Dividere con essi il già magro pasto era un dovere che permetteva di continuare quella pur misera vita e dava tuttavia libero accesso a strani diritti di protezione contro ogni sopruso.
Quella alleanza tra pace e prevaricazione, tra povera onestà di vita e aggressivo sovvertimento della realtà, portava a situazioni a volte di insperato benessere per le famiglie dei contadini; un piatto di acquacotta poteva essere ripagato con l’agnello, frutto dell’ultima rapina di quegli oscuri amici.
Quando anche l’ultimo brigante fu cacciato per sempre dal Forteto di Pomonte, forse per la prima volta, il contadino conobbe la solitudine. Al rinverdire della macchia, quando il cuculo torna con il suo canto, il fagiano ha già pronta la sua covata, la vita riprendeva la sua consueta drammaticità e il lavoro , fattosi di nuovo stressante, consumava l’uomo di vera fartica.

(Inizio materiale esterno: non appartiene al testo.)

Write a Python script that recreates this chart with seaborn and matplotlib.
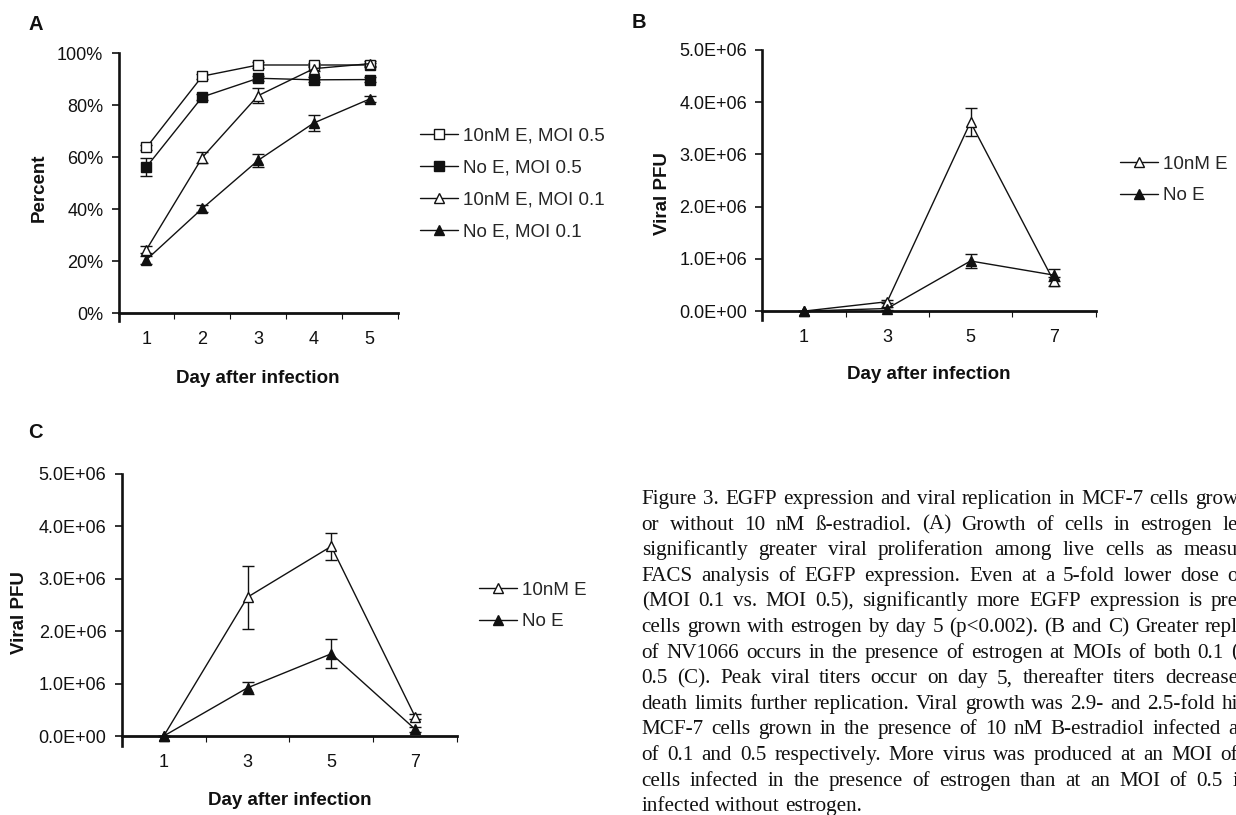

Il ‘900, cosi come silenziosamente era entrato, silenziosamente trascorreva e la vita della fattoria continuava inalterata anno dopo anno finché le tecniche non sostituiranno all’uomo le macchine, finché leggi più giuste non porteranno cambiamenti nei quotidiani rapporti di lavoro. La superba villa, senza nuovi padroni, avrà ancora barlumi di splendore, ma saranno gli ultimi. Il resto è storia da mestiere. La fattoria, abbandonata a se stessa per lunghi anni, è piombata come tanti monumenti in un pietoso stato di decadenza. Secoli di storia sono passati su di lei e altri potrebbero forse venire se l’occhio umano fosse capace di discernere, tra le situazioni contingenti, quelli che più hanno avuto un ruolo nella storia del lavoro umano.